Madrid Boasts the Highest Salaries Across all Categories
As the data shows, Madrid leads the pack with an average compensation of 25,747 euros, followed by Catalonia with 24,815 euros, and Navarra with 24,627 euros.
Ernesto Poveda’s Thoughts on the Study’s Findings
In the current economic and social ecosystem where we are fully immersed, where globalisation plays a significant role, traditional solutions can no longer address the salary issues we are facing.
The resurgence of inflation we’re experiencing, as a result of unexpected and disruptive changes in the global socio-economic ecosystem, the war in Ukraine, supply shortages, and aggressive competition between the two main blocks of the world GDP, China, and the United States, all contribute to an environment dominated by uncertainty.
This is leading to the emergence of opportunistic or populist responses that try to take advantage of the complex situation.

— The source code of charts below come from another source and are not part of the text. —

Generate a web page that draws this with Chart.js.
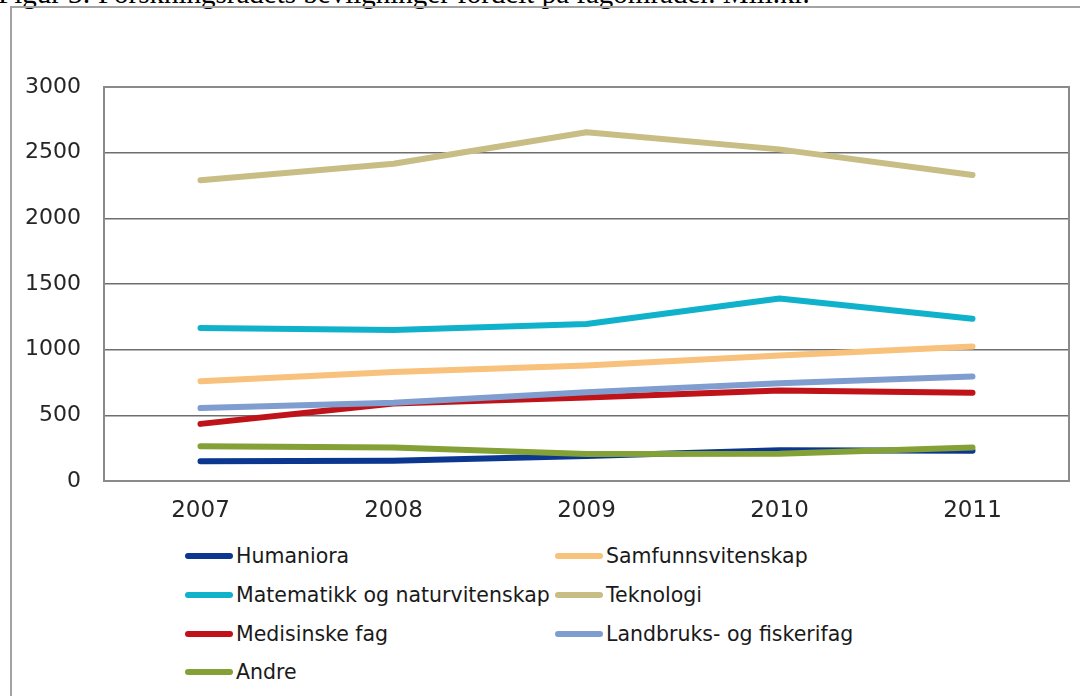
<!DOCTYPE html>
<html>
<head>
<meta charset="utf-8">
<script src="https://cdn.jsdelivr.net/npm/chart.js@4"></script>
<style>
  body { margin: 0; background: #fff; width: 1080px; height: 696px; overflow: hidden; position: relative; font-family: "DejaVu Sans", sans-serif; }
  #title { position: absolute; left: -2px; top: -23px; font: 29px "Liberation Serif", serif; color: #000; white-space: nowrap; }
  #frame { position: absolute; left: 10px; top: 6px; width: 1200px; height: 800px; border: 2px solid #a3a3a3; background: transparent; }
  #wrap { position: absolute; left: 0; top: 0; width: 1080px; height: 540px; }
  #legend { position: absolute; left: 185px; top: 540px; width: 800px; }
  .item { position: absolute; display: flex; align-items: center; font-size: 20.5px; color: #1a1a1a; white-space: nowrap; }
  .item span.sw { display: inline-block; width: 48px; height: 6px; border-radius: 3px; margin-right: 3px; }
</style>
</head>
<body>
<div id="title">Figur 3: Forskningsrådets bevilgninger fordelt på fagområder. Mill.kr.</div>
<div id="frame"></div>
<div id="wrap"><canvas id="chart"></canvas></div>
<div id="legend"></div>
<script>
// Data
const years = ['2007', '2008', '2009', '2010', '2011'];
const seriesNames = ['Humaniora', 'Samfunnsvitenskap', 'Matematikk og naturvitenskap', 'Teknologi', 'Medisinske fag', 'Landbruks- og fiskerifag', 'Andre'];
const humaniora = [150, 155, 190, 235, 230];
const samfunnsvitenskap = [760, 830, 880, 955, 1025];
const matematikk = [1165, 1150, 1195, 1390, 1235];
const teknologi = [2290, 2415, 2655, 2525, 2330];
const medisinske = [435, 590, 635, 690, 672];
const landbruks = [555, 595, 675, 745, 795];
const andre = [265, 255, 205, 207, 255];
const seriesColors = ['#0b3790', '#f8c17c', '#10b1cb', '#c8bd84', '#bf1319', '#7f9dcf', '#83a136'];

const seriesValues = [humaniora, samfunnsvitenskap, matematikk, teknologi, medisinske, landbruks, andre];

// Рамка вокруг области графика
const frameBox = {
    id: 'frameBox',
    afterDraw(chart) {
        const a = chart.chartArea;
        const ctx = chart.ctx;
        ctx.save();
        ctx.strokeStyle = '#8a8a8a';
        ctx.lineWidth = 2;
        ctx.strokeRect(a.left, a.top, a.right - a.left, a.bottom - a.top);
        ctx.restore();
    }
};

const ctx = document.getElementById('chart').getContext('2d');
new Chart(ctx, {
    type: 'line',
    data: {
        labels: years,
        datasets: seriesNames.map((name, i) => ({
            label: name,
            data: seriesValues[i],
            borderColor: seriesColors[i],
            backgroundColor: seriesColors[i],
            borderWidth: 6,
            borderCapStyle: 'round',
            borderJoinStyle: 'round',
            pointRadius: 0,
            tension: 0,
            order: seriesNames.length - i
        }))
    },
    options: {
        responsive: true,
        maintainAspectRatio: false,
        animation: false,
        layout: { padding: { left: 0, top: 87, right: 11, bottom: 0 } },
        plugins: {
            legend: { display: false },
            tooltip: { enabled: false }
        },
        scales: {
            x: {
                offset: true,
                grid: { display: false, drawTicks: false },
                border: { display: true, color: '#8a8a8a', width: 2 },
                ticks: { color: '#262626', font: { family: 'DejaVu Sans', size: 23 }, padding: 16 },
                afterFit(scale) { scale.height = 59; }
            },
            y: {
                min: 0,
                max: 3000,
                grid: { color: '#6e6e6e', lineWidth: 1.5, drawTicks: false },
                border: { display: true, color: '#8a8a8a', width: 2 },
                ticks: {
                    stepSize: 500,
                    color: '#262626',
                    font: { family: 'DejaVu Sans', size: 22 },
                    padding: 23,
                    callback: value => String(value)
                },
                afterFit(scale) { scale.width = 104; }
            }
        }
    },
    plugins: [frameBox]
});

// Легенда в две колонки
const legend = document.getElementById('legend');
const colX = [0, 370];
const rowY = [4, 43, 82, 120];
seriesNames.forEach((name, i) => {
    const el = document.createElement('div');
    el.className = 'item';
    el.style.left = colX[i % 2] + 'px';
    el.style.top = rowY[Math.floor(i / 2)] + 'px';
    el.innerHTML = `<span class="sw" style="background:${seriesColors[i]}"></span>${name}`;
    legend.appendChild(el);
});
</script>
</body>
</html>
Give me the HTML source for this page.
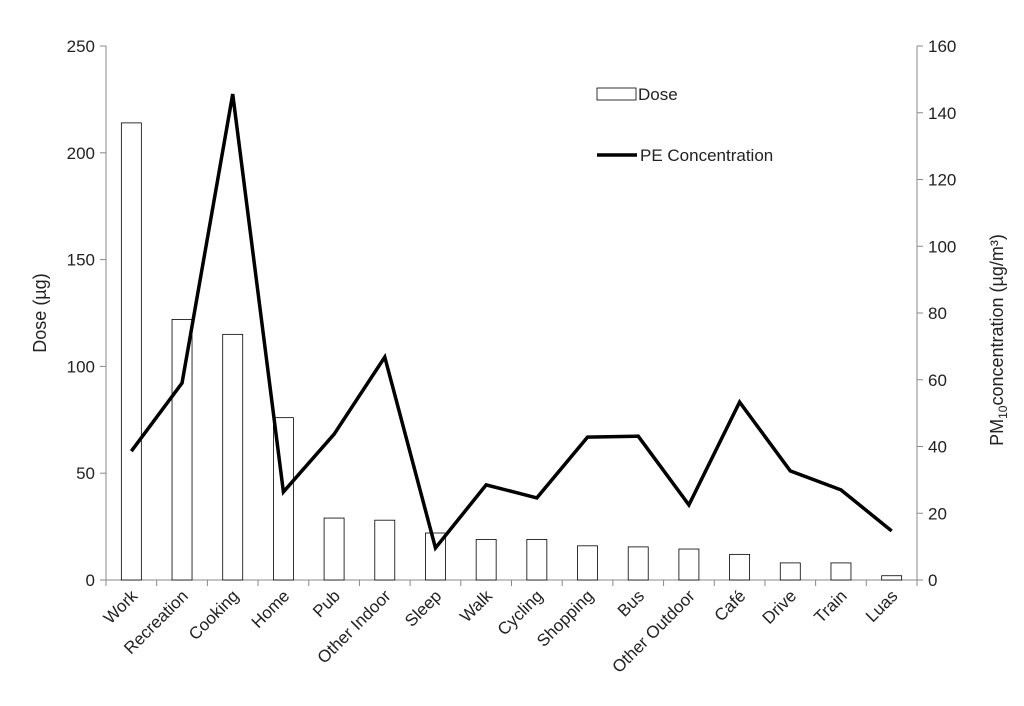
<!DOCTYPE html>
<html><head><meta charset="utf-8">
<style>
html,body{margin:0;padding:0;background:#fff;}
svg{display:block;font-family:"Liberation Sans",Arial,sans-serif;}
</style></head>
<body>
<svg id="chart" width="1024" height="706" viewBox="0 0 1024 706" xmlns="http://www.w3.org/2000/svg"></svg>
<script>
const categories = ["Work","Recreation","Cooking","Home","Pub","Other Indoor","Sleep","Walk","Cycling","Shopping","Bus","Other Outdoor","Café","Drive","Train","Luas"];
const doseValues = [214,122,115,76,29,28,22,19,19,16,15.5,14.5,12,8,8,2];
const concValues = [38.6,59,145.6,26.4,43.7,66.8,9.6,28.5,24.6,42.8,43.1,22.5,53.3,32.7,27,14.7];
const leftTicks = [0,50,100,150,200,250];
const rightTicks = [0,20,40,60,80,100,120,140,160];

const NS = "http://www.w3.org/2000/svg";
const svg = document.getElementById("chart");
const X0 = 106, X1 = 917, Y0 = 580, Y1 = 46;
const band = (X1 - X0) / categories.length;
const xC = i => X0 + band * (i + 0.5);
const yL = v => Y0 - (v / 250) * (Y0 - Y1);
const yR = v => Y0 - (v / 160) * (Y0 - Y1);
function el(tag, attrs, parent) {
  const e = document.createElementNS(NS, tag);
  for (const k in attrs) e.setAttribute(k, attrs[k]);
  (parent || svg).appendChild(e);
  return e;
}

let a = el("line", {x1:X0,y1:Y1,x2:X0,y2:Y0,stroke:"#888","stroke-width":1});


a = el("line", {x1:X1,y1:Y1,x2:X1,y2:Y0,stroke:"#888","stroke-width":1});


a = el("line", {x1:X0,y1:Y0,x2:X1,y2:Y0,stroke:"#888","stroke-width":1});



leftTicks.forEach(v => {
  const y = yL(v);
  el("line", {x1:X0-6,y1:y,x2:X0,y2:y,stroke:"#888"});
  const t = el("text", {x:X0-11,y:y+6,"text-anchor":"end","font-size":17,fill:"#222"});
  t.textContent = v;
  
  
});
rightTicks.forEach(v => {
  const y = yR(v);
  el("line", {x1:X1,y1:y,x2:X1+6,y2:y,stroke:"#888"});
  const t = el("text", {x:X1+11,y:y+6,"text-anchor":"start","font-size":17,fill:"#222"});
  t.textContent = v;
  
  
});
for (let i = 0; i <= categories.length; i++) {
  el("line", {x1:X0+band*i,y1:Y0,x2:X0+band*i,y2:Y0+6,stroke:"#888"});
}

doseValues.forEach((v, i) => {
  const r = el("rect", {x:xC(i)-10,y:yL(v),width:20,height:Y0-yL(v),fill:"#fff",stroke:"#000","stroke-width":0.8});
  
  
});

const pts = concValues.map((v, i) => xC(i) + "," + yR(v)).join(" ");
const pl = el("polyline", {points:pts,fill:"none",stroke:"#000","stroke-width":3.5,"stroke-linejoin":"miter"});



categories.forEach((c, i) => {
  const x = xC(i) + 7, y = Y0 + 17;
  const t = el("text", {x:x,y:y,"text-anchor":"end","font-size":17,fill:"#222",transform:`rotate(-45 ${x} ${y})`});
  t.textContent = c;
  
  
});

let t = el("text", {x:46,y:313,"text-anchor":"middle","font-size":18,fill:"#222",transform:"rotate(-90 46 313)"});
t.textContent = "Dose (µg)";


t = el("text", {x:1003,y:340,"text-anchor":"middle","font-size":18,fill:"#222",transform:"rotate(-90 1003 340)"});
t.innerHTML = 'PM<tspan font-size="12" dy="4">10</tspan><tspan dy="-4">concentration (µg/m³)</tspan>';



const lg = el("g", {});


let r = el("rect", {x:597,y:88,width:39,height:12,fill:"#fff",stroke:"#000","stroke-width":0.8}, lg);


t = el("text", {x:638,y:100,"font-size":17,fill:"#222"}, lg);
t.textContent = "Dose";


let l = el("line", {x1:597,y1:155,x2:637,y2:155,stroke:"#000","stroke-width":3.5}, lg);


t = el("text", {x:640,y:161,"font-size":17,fill:"#222"}, lg);
t.textContent = "PE Concentration";


</script>
</body></html>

In light of a significant increase in inflation not seen in decades, it’s unwise to apply old solutions of linear increments on salaries, as their application would have a multiplier effect that, far from solving the situation of loss of purchasing power, would encourage its continuity, entering, in fact, an inflationary spiral with unpredictable consequences.
For this reason, I consider it vital to reach an agreement among social agents (employers and unions) to create a new framework for updating wage incomes, switching to a model that encourages productivity and increases the competitiveness of organisations, thus facilitating the strengthening of companies and their survival.
Specifically, this framework should reflect three critical aspects:
- Firstly, the impossibility of recurrently updating salaries according to inflation in a single exercise.
- Secondly, the advisability of phasing the recovery of purchasing power over several exercises.
- And thirdly, those linear increments are minimised and complemented with remuneration models aimed at motivation and, above all, establishing wages that correlate with the increase in productivity of organisations, their stability, and sustainable growth.
Indeed, in the face of new circumstances, we need new solutions. The continuity alternative is certainly not advisable.